Lo studio sul Biktarvy da switch in pazienti con resistenze archiviate (biktegravir, emtricitabina e TAF, Studio GS-US-380-1474) ha confermato che la singola compressa con i tre farmaci riesce a mantenere la viremia controllata in circa il 99% di pazienti in studio (561) anche in presenza di mutazioni genotipiche archiviate NRTI (ove però non è stata confermata l’efficacia della combinazione, poster 2414). Anche nello studio 4030 a 48 settimane non si sono riscontrate resistenze (poster 3362). Con questa combinazione, però, si è riscontrato un aggravamento dell’epatite B che ha obbligato alla sospensione della terapia. Anche con Biktarvy, si sono registrati problemi renali e quindi la terapia non può essere raccomandata a persone con insufficienza renale o sidrome di Fanconi. Da riportare casi di diarrea, nausea e cefalea.

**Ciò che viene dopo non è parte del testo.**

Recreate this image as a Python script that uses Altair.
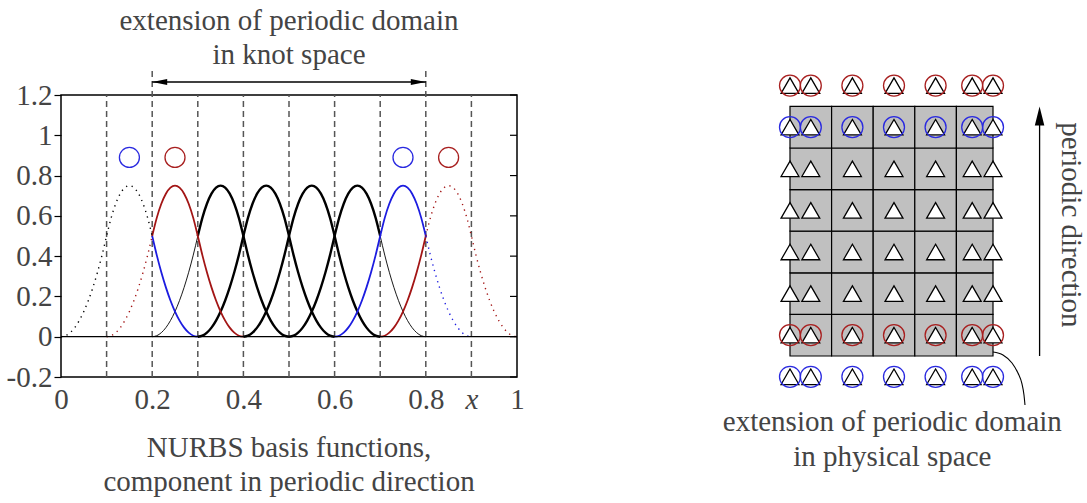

Il primo inibitore della maturazione in sviluppo, il GSK2838232 ha mostrato la proof of concept in associazione con cobicistat, formulazione orale per 10 giorni in 33 pazienti con viremia plasmatica superiore a 350. Il dosaggio prescelto negli studi di fase IIA è di 100 mg che ha offerto un notevole abbassamento della viremia nei 10 giorni di studio. Si tratta per ora di un farmaco che potrebbe essere utile a persone che non hanno alternative terapeutiche.
L’inibitore capsidico in studio col nome GS-6207 ha iniziato il percorso di studio in 40 pazienti, volontari negativi, e conserva concentrazioni misurabili per 24 settimane nella formulazione che sembra consisterà di un’unica somministrazione sottocutanea.